Главный редактор британского Close Up К.Макферсон писал: «Сын»15 — интерлюдия, примечание, модуляция, ничего определенного [...]. «Сын» — ускользающее прошлое, путешествие от рубежа к рубежу. Его существование туманно. Но туманно, как грозовые тучи перед мощным раскатом грома»16.

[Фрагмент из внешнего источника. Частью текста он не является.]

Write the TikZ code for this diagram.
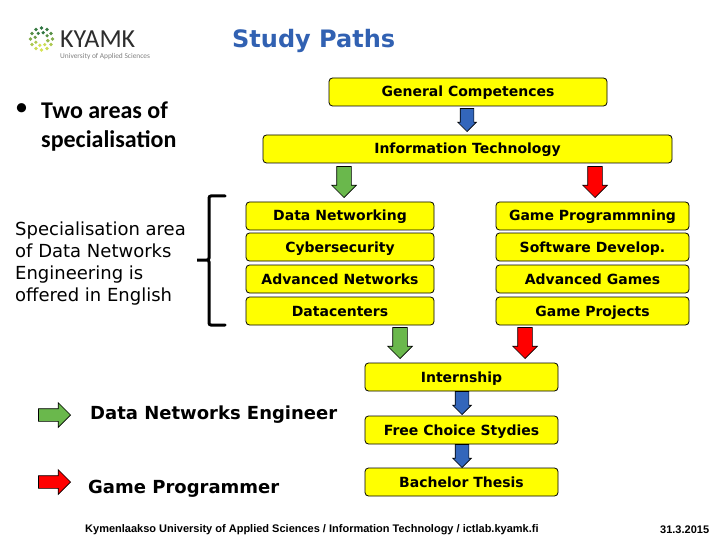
\documentclass[tikz,border=0pt]{standalone}
\usepackage{fontspec}
\setmainfont{DejaVu Sans}
\newfontfamily\bulletfont{Carlito}
\newfontfamily\footerfont{Liberation Sans}
\newfontfamily\logofont{Carlito}
\usetikzlibrary{shapes.arrows}
\definecolor{cyellow}{RGB}{255,255,0}
\definecolor{cblue}{RGB}{51,102,187}
\definecolor{cgreen}{RGB}{106,184,76}
\definecolor{cred}{RGB}{255,0,0}
\definecolor{ctitle}{RGB}{49,97,178}
\definecolor{clogotop}{RGB}{45,115,65}
\definecolor{clogobot}{RGB}{215,228,85}
\tikzset{
  studybox/.style={draw=black,line width=0.8pt,fill=cyellow,rounded corners=3.5pt,inner sep=0pt,
    minimum height=28pt,text height=12pt,text depth=2pt,font=\fontsize{14}{16}\bfseries},
  blockbase/.style={single arrow,draw=black,line width=0.7pt,single arrow head indent=0pt,anchor=tip},
  bluedown/.style={blockbase,fill=cblue,inner sep=6.5pt,shape border rotate=270,minimum height=23pt,minimum width=18pt,single arrow head extend=2.5pt},
  greendown/.style={blockbase,fill=cgreen,inner sep=7pt,shape border rotate=270,minimum height=31pt,minimum width=24pt,single arrow head extend=5pt},
  reddown/.style={blockbase,fill=cred,inner sep=7pt,shape border rotate=270,minimum height=31pt,minimum width=24pt,single arrow head extend=5pt},
  keyarrow/.style={blockbase,inner sep=6pt,minimum height=32pt,minimum width=24pt,single arrow head extend=6pt},
  freetext/.style={anchor=west,inner sep=0pt},
}

\begin{document}
\begin{tikzpicture}[x=1pt,y=-1pt]
    \useasboundingbox (0,0) rectangle (720,540);
    % logo
    \foreach \a in {0,30,...,330} {
      \pgfmathsetmacro{\m}{50+50*sin(\a)}
      \fill[clogobot!\m!clogotop] ({41.5+11*cos(\a)},{39+11*sin(\a)}) circle (1.8pt);
    }
    \foreach \a in {15,60,...,375} {
      \pgfmathsetmacro{\m}{50+50*sin(\a)}
      \fill[clogobot!\m!clogotop] ({41.5+6.5*cos(\a)},{39+6.5*sin(\a)}) circle (1.8pt);
    }
    \node[inner sep=0pt,anchor=base west,text height=17pt,text depth=0pt,gray!35!black,font=\logofont\fontsize{26}{26}\selectfont] (logoname) at (60,47.5) {KYAMK};
    \node[inner sep=0pt,anchor=base west,text height=5pt,text depth=0pt,gray,font=\logofont\fontsize{7.4}{8}\selectfont] (logosub) at (60,58.5) {University of Applied Sciences};
    % title and left texts
    \node[freetext,ctitle,font=\fontsize{24}{28}\bfseries] (title) at (232,41) {Study Paths};
    \node[freetext,font=\bulletfont\fontsize{26}{27}\selectfont] (bullet) at (15,110) {•};
    \node[freetext,align=left,font=\bulletfont\bfseries\fontsize{24}{29}\selectfont] (areas) at (41,127) {Two areas of\\specialisation};
    \node[freetext,align=left,font=\fontsize{18}{22}\selectfont] (engl) at (15,264) {Specialisation area\\of Data Networks\\Engineering is\\offered in English};
    \draw[line width=3pt,line cap=round,rounded corners=2pt] (225,196) -- (209,196) -- (209,260) -- (196,260) -- (209,260) -- (209,325) -- (225,325);
    % yellow boxes
    \node[studybox,minimum width=278pt] (general) at (468,92) {General Competences};
    \node[studybox,minimum width=409pt] (infotech) at (467.5,149) {Information Technology};
    \foreach \nm/\y/\txt in {datanet/216/Data Networking,cyber/247/Cybersecurity,advnet/279/Advanced Networks,datacen/311/Datacenters}
      \node[studybox,minimum width=188pt] (\nm) at (340,\y) {\txt};
    \foreach \nm/\y/\txt in {gameprog/216/Game Programmning,softdev/247/Software Develop.,advgame/279/Advanced Games,gameproj/311/Game Projects}
      \node[studybox,minimum width=193pt] (\nm) at (592.5,\y) {\txt};
    \node[studybox,minimum width=193pt] (intern) at (461.5,377) {Internship};
    \node[studybox,minimum width=193pt] (freechoice) at (461.5,430) {Free Choice Stydies};
    \node[studybox,minimum width=193pt] (thesis) at (461.5,482) {Bachelor Thesis};
    % block arrows
    \node[bluedown] (genarrow) at (467,132) {};
    \node[greendown] (netarrow) at (344,198) {};
    \node[reddown] (gamearrow) at (595,198) {};
    \node[greendown] (netout) at (400,359) {};
    \node[reddown] (gameout) at (525,359) {};
    \node[bluedown] (internarrow) at (462,415) {};
    \node[bluedown] (freearrow) at (462,468) {};
    % key
    \node[keyarrow,fill=cgreen] (netkey) at (71,415) {};
    \node[keyarrow,fill=cred] (gamekey) at (71,482) {};
    \node[freetext,font=\fontsize{18}{20}\bfseries,text height=12pt] (netlabel) at (90,415) {Data Networks Engineer};
    \node[freetext,font=\fontsize{18}{20}\bfseries,text height=12pt] (gamelabel) at (88,489) {Game Programmer};
    % footer
    \node[freetext,font=\footerfont\bfseries\fontsize{11}{12}\selectfont] (footer) at (85,530) {Kymenlaakso University of Applied Sciences / Information Technology / ictlab.kyamk.fi};
    \node[freetext,font=\footerfont\bfseries\fontsize{11}{12}\selectfont] (date) at (660,530) {31.3.2015};
  \end{tikzpicture}
\end{document}
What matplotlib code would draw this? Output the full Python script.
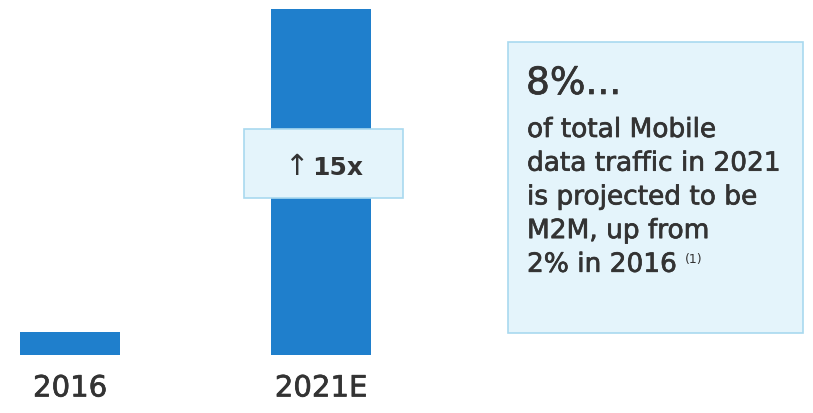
import matplotlib
matplotlib.use("Agg")
import matplotlib.pyplot as plt
import matplotlib.patheffects as pe
from matplotlib.patches import Rectangle

plt.rcParams["font.family"] = ["DejaVu Sans"]

# Data: M2M mobile data traffic, relative to 2016
years = ["2016", "2021E"]
traffic = [1.0, 15.0]
growth_label = "15x"

headline = "8%..."
note_lines = [
    "of total Mobile",
    "data traffic in 2021",
    "is projected to be",
    "M2M, up from",
    "2% in 2016",
]

BAR = "#1f7fcc"
TEXT = "#333333"
BOX_FILL = "#e4f4fb"
BOX_EDGE = "#a9d9ef"

# slightly heavier strokes for a medium-weight look
medium = [pe.withStroke(linewidth=0.5, foreground=TEXT)]

W, H = 813, 413
fig = plt.figure(figsize=(W / 100, H / 100), dpi=100)
fig.patch.set_facecolor("white")

# bar axes: baseline 58 px above the bottom, 346 px tall for the 15x bar
ax = fig.add_axes([0, 58 / H, 406 / W, 346 / H])
ax.set_facecolor("none")
ax.bar(range(len(years)), traffic, width=0.40, color=BAR)
ax.set_xlim(-70 / 251, (406 - 70) / 251)
ax.set_ylim(0, max(traffic))
ax.set_xticks(range(len(years)))
ax.set_xticklabels(years, fontsize=21, color=TEXT)
for lbl in ax.get_xticklabels():
    lbl.set_path_effects(medium)
ax.tick_params(axis="x", length=0, pad=14)
ax.set_yticks([])
for s in ax.spines.values():
    s.set_visible(False)

# growth callout across the tall bar
ax.add_patch(Rectangle((0.693, 6.81), 0.633, 2.99, facecolor=BOX_FILL,
                       edgecolor=BOX_EDGE, lw=1.2, clip_on=False, zorder=3))
ax.text(0.9, 8.15, "\u2191", ha="center", va="center",
        fontsize=21, color=TEXT, zorder=4)
ax.text(1.065, 8.11, growth_label, ha="center", va="center",
        fontsize=18, fontweight="bold", color=TEXT, zorder=4)

# side panel with the share statement
fig.patches.append(Rectangle((508 / W, 1 - 333 / H), 295 / W, 291 / H,
                             transform=fig.transFigure, facecolor=BOX_FILL,
                             edgecolor=BOX_EDGE, lw=1.2))
fig.text(526 / W, 1 - 84 / H, headline, ha="left", va="center",
         fontsize=27, color=TEXT, path_effects=medium)
for i, line in enumerate(note_lines):
    fig.text(527 / W, 1 - (130 + 33.7 * i) / H, line, ha="left",
             va="center", fontsize=19, color=TEXT, path_effects=medium)
fig.text(685 / W, 1 - 259 / H, "(1)", ha="left", va="center",
         fontsize=9, color=TEXT)

fig.savefig("out.png", dpi=100, facecolor="white")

Этому способствуют не только очищенные, но и «лишние» кадры. Они, казалось бы, нарушают напряженность любого конкретного эпизода, который, если рассматривать его отдельно, производит впечатление «недомонтированного». Эти кадры работают лишь в контексте всего фильма — если угодно, по принципу пелешяновского «дистанционного монтажа». В той же рецензии Макферсон описывал финал сцены в роддоме: «Они спускаются по ступенькам. Широкое пустое пространство на переднем плане, и на заднем — две фигуры (она несет сверток с ребенком) скрываются за изгибом лестницы. Один из тех берущих за душу, незабываемых кадров, присущих только русским фильмам»17.

На самом деле описание неточное: переднего и заднего планов здесь нет; герои, спускаясь, заполняют почти весь кадр. Но голая лестничная площадка появляется трижды: в начале кадра, в середине (муж уже прошел, жена еще не появилась) и в конце. Поэтому пустое пространство «накладывается» на изображение людей: эффект Кулешова в чистом виде — только без склеек. Грамотнее было бы обрезать начало и финал прохода, а еще лучше — снимать героев с движения. Червяков поступает «неграмотно» и добивается эффекта опустошенности почти подспудно — ненавязчиво и неумолимо, — не прибегая ни к средствам актерской выразительности, ни к монтажным сопоставлениям. Это привело в восторг Сергея Васильева — тогда еще не режиссера, но уже обладавшего славой монтажера-виртуоза. На обсуждении картины в ОДСК (Общество друзей советского кино) он выступил с пламенной апологией режиссерского метода Червякова, назвав «Моего сына» «одной из очень немногих картин, которые двигают вообще кинематографию вперед» и специально выделив «смелость в обращении с целым рядом таких приемов, которые до сих пор [...] считались непоколебимыми», прежде всего — «алогичность построения».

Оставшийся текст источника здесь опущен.